Evoquant le « lourd contentieux » qu’il a avec notre journal, Yassine Belattar annonce qu’il portera plainte contre la jeune femme, lancée, selon lui, dans une « entreprise de destruction » bien tardive : « Pourquoi aujourd’hui, c’est la vraie question ? ».Pour ce qui est de la plainte de Bruno Gaccio, il récuse plus mollement les affirmations de l’ex des Guignols de l’info dont le but serait avant tout de faire le buzz alors que sa notoriété est en baisse. « Il y a entre lui et moi un gros litige et j’ai certainement dû dire que si je le croisais, je me battrais à mort avec lui. Mais sa femme, sa mère, ce sont des conneries ».
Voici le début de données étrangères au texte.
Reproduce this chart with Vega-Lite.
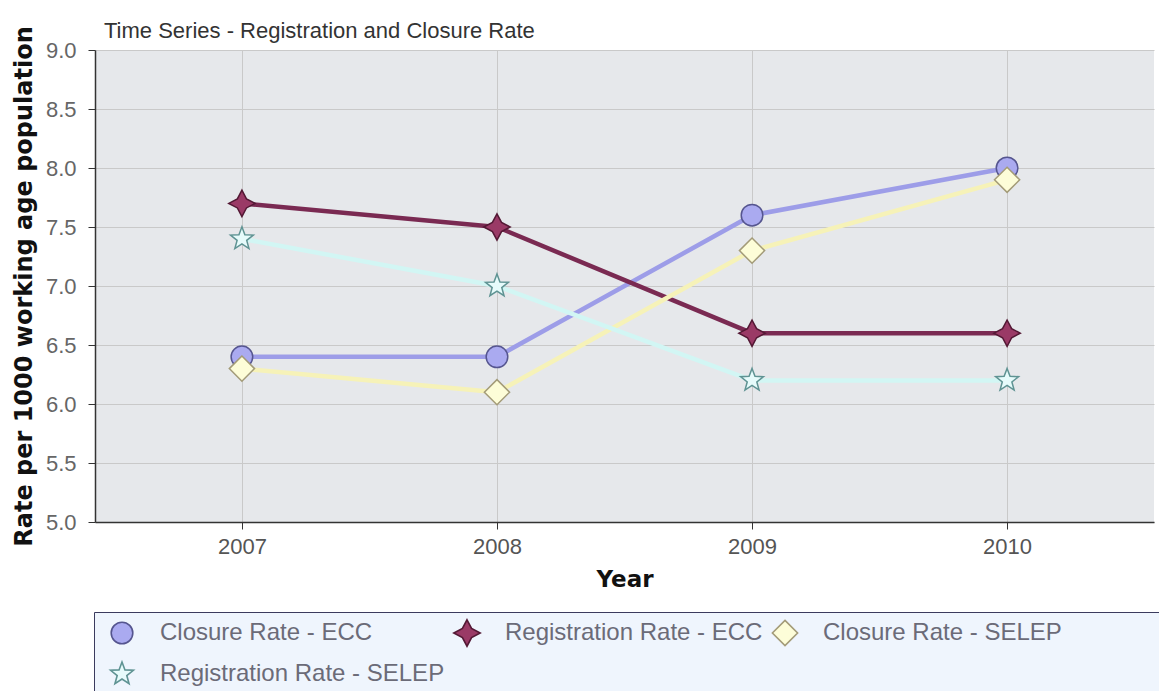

Le litige en question est bien celui que Bruno Gaccio a détaillé à Marianne : la préparation de la Grosse Emission sur Comédie+. Mais Belattar inverse les responsabilités : « C’est moi et mon équipe qui avons eu à souffrir de Gaccio, il nous a fait du mal, beaucoup de mal et, là aussi, j’ai des témoins. Par ailleurs, aujourd’hui, il joue les effarouchés mais devrait se souvenir des confidences sur sa vie qu’il nous faisait à l’époque… Ce sera parole contre parole ».

Pour le reste, Yassine Belattar s’insurge contre l’idée que son comportement dans le travail serait répréhensible et puni par la loi. « Si vous faites un article à chaque fois que j’ai un conflit avec quelqu’un, vous n’avez pas fini… Dans 90% des cas, ça se passe bien, dans 10% des cas, on ne s’entend pas. Où est le problème ? ».